EXERCISE REQUIREMENTS — Omit pictures and quote the listing below line by line, from its start through the line that holds "plt.rcParams['font.family'] = ['Liberation".

DATA SEGMENT —
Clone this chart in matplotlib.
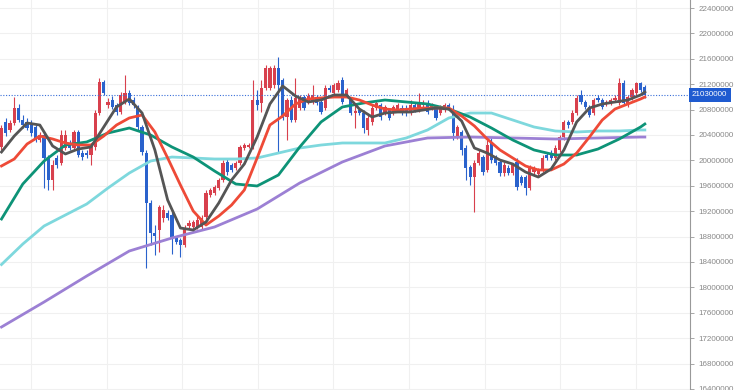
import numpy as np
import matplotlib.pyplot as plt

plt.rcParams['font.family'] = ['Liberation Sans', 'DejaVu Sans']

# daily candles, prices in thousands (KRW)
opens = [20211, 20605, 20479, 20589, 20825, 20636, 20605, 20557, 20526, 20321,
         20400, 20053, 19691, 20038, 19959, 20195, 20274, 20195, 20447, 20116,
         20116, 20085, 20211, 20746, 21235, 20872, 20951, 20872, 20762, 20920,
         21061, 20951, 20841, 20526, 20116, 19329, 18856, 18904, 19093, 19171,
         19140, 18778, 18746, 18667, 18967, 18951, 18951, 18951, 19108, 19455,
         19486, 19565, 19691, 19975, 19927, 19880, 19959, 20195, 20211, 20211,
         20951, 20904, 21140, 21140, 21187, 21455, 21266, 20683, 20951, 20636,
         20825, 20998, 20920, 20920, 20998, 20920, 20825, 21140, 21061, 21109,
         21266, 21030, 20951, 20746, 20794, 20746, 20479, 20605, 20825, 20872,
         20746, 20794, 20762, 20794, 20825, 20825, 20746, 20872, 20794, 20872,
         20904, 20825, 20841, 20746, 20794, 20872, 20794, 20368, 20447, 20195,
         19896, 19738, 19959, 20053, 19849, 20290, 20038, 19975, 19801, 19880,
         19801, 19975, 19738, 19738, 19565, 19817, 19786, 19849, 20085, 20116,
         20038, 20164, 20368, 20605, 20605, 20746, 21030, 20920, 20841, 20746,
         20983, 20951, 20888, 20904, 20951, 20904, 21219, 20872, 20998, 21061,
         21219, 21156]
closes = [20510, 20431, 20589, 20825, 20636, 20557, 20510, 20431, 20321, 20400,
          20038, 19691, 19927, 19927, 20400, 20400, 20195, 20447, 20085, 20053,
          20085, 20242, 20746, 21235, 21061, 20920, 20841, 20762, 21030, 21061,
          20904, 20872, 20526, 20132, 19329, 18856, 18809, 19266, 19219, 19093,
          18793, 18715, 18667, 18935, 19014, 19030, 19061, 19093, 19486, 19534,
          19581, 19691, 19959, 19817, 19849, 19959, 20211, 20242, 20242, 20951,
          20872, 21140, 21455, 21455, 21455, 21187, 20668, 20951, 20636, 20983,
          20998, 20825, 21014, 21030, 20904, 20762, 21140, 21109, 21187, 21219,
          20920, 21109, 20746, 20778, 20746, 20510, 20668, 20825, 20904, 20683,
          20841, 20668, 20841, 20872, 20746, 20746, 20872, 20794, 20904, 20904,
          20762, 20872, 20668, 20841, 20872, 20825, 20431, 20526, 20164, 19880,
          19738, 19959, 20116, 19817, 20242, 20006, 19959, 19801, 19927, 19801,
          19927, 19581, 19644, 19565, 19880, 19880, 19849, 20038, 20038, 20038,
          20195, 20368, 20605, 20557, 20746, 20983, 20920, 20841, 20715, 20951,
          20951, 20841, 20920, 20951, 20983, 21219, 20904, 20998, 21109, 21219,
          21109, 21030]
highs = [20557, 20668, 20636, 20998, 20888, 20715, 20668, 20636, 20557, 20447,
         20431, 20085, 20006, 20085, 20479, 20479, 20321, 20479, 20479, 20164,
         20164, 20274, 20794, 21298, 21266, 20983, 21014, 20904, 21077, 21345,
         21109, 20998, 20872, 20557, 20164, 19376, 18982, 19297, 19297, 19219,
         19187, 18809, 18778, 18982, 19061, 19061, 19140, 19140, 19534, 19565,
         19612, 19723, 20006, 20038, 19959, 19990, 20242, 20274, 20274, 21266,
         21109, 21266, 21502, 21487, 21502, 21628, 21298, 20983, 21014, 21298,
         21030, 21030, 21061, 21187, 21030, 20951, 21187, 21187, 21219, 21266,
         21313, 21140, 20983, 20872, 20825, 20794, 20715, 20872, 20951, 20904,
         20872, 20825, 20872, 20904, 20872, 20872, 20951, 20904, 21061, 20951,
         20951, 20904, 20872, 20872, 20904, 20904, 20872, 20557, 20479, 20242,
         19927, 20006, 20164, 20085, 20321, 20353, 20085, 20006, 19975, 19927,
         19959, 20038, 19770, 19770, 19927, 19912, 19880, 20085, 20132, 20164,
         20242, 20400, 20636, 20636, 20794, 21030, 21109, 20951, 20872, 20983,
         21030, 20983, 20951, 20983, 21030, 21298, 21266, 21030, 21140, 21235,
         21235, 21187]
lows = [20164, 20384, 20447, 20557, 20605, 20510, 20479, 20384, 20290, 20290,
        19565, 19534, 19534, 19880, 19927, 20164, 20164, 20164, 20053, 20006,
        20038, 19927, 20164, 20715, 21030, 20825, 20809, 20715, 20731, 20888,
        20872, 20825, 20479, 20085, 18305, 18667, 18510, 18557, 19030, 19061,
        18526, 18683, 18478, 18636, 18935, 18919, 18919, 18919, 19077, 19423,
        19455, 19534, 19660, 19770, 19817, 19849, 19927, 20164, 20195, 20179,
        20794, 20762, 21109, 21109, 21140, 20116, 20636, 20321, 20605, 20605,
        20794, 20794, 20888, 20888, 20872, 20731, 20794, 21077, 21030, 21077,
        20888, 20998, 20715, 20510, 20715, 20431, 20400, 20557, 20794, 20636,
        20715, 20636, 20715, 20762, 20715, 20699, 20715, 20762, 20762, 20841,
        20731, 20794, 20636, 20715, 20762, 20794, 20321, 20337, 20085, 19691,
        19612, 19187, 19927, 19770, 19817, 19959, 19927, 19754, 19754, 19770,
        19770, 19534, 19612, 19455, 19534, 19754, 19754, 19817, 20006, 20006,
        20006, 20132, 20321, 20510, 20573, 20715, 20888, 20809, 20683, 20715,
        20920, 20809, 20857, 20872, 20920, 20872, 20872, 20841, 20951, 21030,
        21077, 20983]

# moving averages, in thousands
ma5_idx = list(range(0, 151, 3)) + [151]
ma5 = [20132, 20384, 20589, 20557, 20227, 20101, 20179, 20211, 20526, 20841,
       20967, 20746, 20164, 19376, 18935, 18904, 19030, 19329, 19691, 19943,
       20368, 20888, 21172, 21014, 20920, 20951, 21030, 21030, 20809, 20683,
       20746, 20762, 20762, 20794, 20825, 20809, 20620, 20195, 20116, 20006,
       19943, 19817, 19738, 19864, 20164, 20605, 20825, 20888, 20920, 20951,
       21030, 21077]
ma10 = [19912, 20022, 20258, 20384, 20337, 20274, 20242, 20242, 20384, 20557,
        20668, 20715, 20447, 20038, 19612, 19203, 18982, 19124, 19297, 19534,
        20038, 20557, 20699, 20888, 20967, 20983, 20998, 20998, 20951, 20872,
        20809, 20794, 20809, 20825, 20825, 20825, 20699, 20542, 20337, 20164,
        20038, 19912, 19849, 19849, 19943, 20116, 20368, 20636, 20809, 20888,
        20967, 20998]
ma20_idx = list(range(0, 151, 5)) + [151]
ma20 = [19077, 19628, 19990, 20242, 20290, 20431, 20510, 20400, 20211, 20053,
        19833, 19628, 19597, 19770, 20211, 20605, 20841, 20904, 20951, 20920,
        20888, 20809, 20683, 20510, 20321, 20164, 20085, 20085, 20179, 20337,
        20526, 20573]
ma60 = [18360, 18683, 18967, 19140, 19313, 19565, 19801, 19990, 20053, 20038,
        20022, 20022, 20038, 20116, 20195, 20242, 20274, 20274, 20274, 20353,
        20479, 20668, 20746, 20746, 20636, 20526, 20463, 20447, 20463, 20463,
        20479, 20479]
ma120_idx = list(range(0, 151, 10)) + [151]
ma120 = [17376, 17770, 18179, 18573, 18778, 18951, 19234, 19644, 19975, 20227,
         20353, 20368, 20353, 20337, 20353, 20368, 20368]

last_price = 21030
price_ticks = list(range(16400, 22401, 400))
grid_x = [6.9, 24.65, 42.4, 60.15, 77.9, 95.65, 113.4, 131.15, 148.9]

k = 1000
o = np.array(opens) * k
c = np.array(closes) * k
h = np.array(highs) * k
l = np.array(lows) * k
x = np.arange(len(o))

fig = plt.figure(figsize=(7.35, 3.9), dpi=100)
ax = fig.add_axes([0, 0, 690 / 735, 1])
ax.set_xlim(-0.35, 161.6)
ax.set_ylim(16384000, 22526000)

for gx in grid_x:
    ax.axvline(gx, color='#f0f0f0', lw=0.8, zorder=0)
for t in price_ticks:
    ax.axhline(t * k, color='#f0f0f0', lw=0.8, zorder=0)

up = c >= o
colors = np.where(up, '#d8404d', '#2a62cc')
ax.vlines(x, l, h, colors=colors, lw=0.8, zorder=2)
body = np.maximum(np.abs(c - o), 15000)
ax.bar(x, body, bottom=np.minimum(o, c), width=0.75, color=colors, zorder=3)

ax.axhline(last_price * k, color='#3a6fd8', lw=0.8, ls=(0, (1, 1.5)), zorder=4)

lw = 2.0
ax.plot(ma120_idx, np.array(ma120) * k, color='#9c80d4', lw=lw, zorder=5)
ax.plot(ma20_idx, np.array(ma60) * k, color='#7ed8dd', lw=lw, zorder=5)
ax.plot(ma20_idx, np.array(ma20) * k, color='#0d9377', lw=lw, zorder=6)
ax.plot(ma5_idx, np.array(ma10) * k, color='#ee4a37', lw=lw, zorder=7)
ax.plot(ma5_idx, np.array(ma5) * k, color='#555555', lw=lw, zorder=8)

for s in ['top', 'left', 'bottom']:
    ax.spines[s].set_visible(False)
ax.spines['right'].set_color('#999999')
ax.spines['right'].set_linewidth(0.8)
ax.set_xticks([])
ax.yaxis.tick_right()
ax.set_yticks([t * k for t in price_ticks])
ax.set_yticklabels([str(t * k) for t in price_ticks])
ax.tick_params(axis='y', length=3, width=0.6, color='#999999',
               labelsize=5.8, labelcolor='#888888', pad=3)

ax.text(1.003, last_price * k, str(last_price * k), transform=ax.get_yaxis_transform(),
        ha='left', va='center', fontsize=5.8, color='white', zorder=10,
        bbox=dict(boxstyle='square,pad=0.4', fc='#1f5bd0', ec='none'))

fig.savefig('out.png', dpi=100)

RESULT OF THIS TASK —
Clone this chart in matplotlib.
import numpy as np
import matplotlib.pyplot as plt

plt.rcParams['font.family'] = ['Liberation Sans', 'DejaVu Sans']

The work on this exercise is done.